Point 1: I think the loss and gradients computed by network 1 will be different than network 2.

As a result the weight updates will be different, and

Point 2: I don't see why the weights in network 1 and network 2 would converge to the same state.

Is there something I am missing with point 1 or point 2?

If not, is there something provable about the expected output for the two networks at test time? If there is, it is very much not obvious to me.

mklawonn on 27 Jul 2016

@mklawonn This could help: http://cs231n.github.io/neural-networks-2/, see Dropout in the Regularization part. I think it's also done this way in Torch, for example.

tmannen on 27 Jul 2016

@tmannen Thanks for the link! Now I know what to call this alternative (and potentially equivalent) method: Inverted Dropout.

That link, unfortunately, is still lacking in an explanation of why inverted dropout and dropout are equivalent. Now that I know what to call it, however, I have been searching for more information on inverted dropout. I found the following links.

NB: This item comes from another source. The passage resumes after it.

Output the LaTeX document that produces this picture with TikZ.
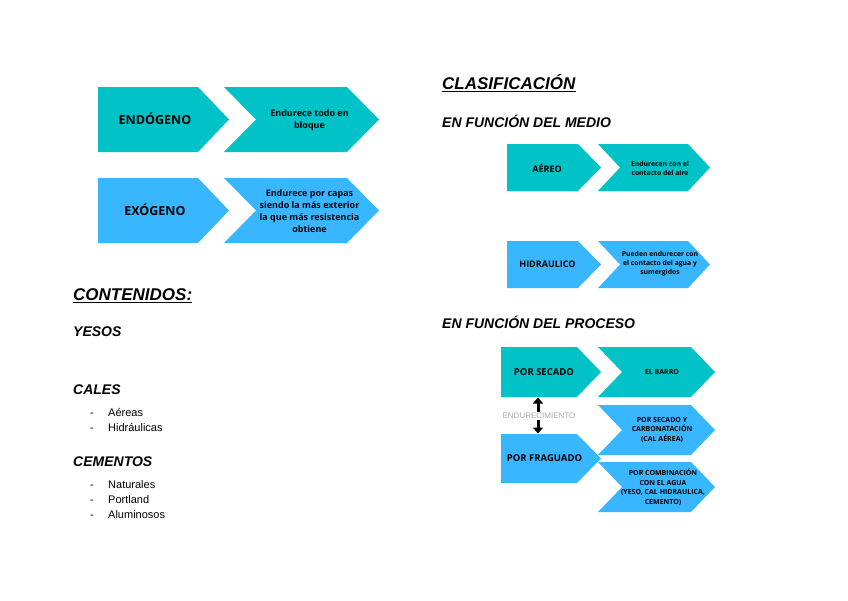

https://github.com/deeplearning4j/deeplearning4j/issues/373
http://stats.stackexchange.com/questions/205932/dropout-scaling-the-activation-versus-inverting-the-dropout

Also, a few other links which simply mention they use inverted dropout as opposed to dropout. I have yet to see anyone even claim that the two are equivalent, much less prove it. It does seem they are doing similar things in principle, but there appears to be no analysis on how they perform relative to one another. Can anyone confirm or deny that

1)They are exactly equivalent.
2)They simply do similar things

Thanks for everyone's help so far!

mklawonn on 27 Jul 2016

This issue has been automatically marked as stale because it has not had recent activity. It will be closed if no further activity occurs, but feel free to re-open it if needed.